In evolutionary terms, higher-order interactions often account for epistasis and allosteric regulation, both critical for emergent functions such as substrate specificity or thermostability. CAS modeling treats these levels as dynamically adaptive: mutations can shift interactions from local to global regimes.
2. Pattern of Interaction (P)
Interactions between protein elements can be structured as: Combinatorial, where any subset of residues may influence the system function independently, Permutational, where ordering and directionality matter (e.g., N-terminal to C-terminal folding paths).
This distinction is essential in modeling folding kinetics, where path dependence leads to kinetic traps or alternative stable configurations. CAS frameworks formalize these patterns through directed graphs or tensors, enabling simulation of evolutionary trajectories that preserve function under structural reordering.

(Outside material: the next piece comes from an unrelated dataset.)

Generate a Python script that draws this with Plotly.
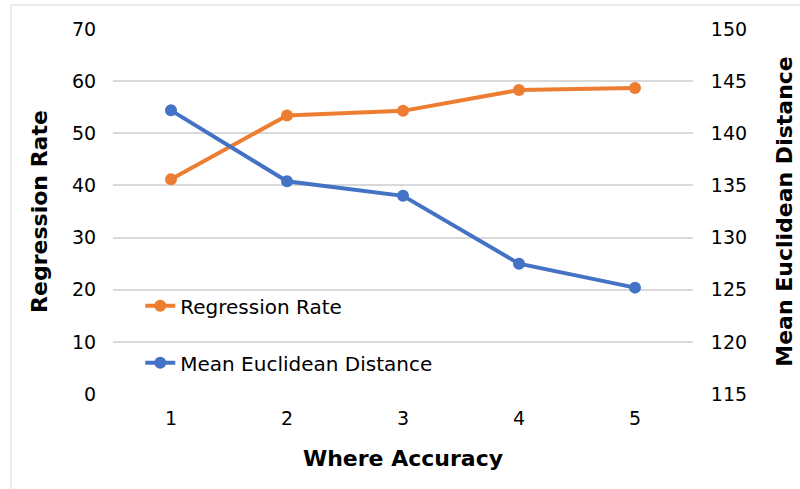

3. Probabilistic Affinity (Pr)
Each interaction is assigned a probability distribution reflecting its likelihood under given environmental or mutational contexts. These probabilities can be derived from:
Thermodynamic potentials (e.g., G of binding or folding), Evolutionary frequency matrices (e.g., BLOSUM, PAM), Machine learning-derived likelihoods from historical sequence databases.
In CAS, this probabilistic modeling acknowledges the non-determinism inherent in evolution while enabling predictive capacity through statistical constraints and boundary conditions.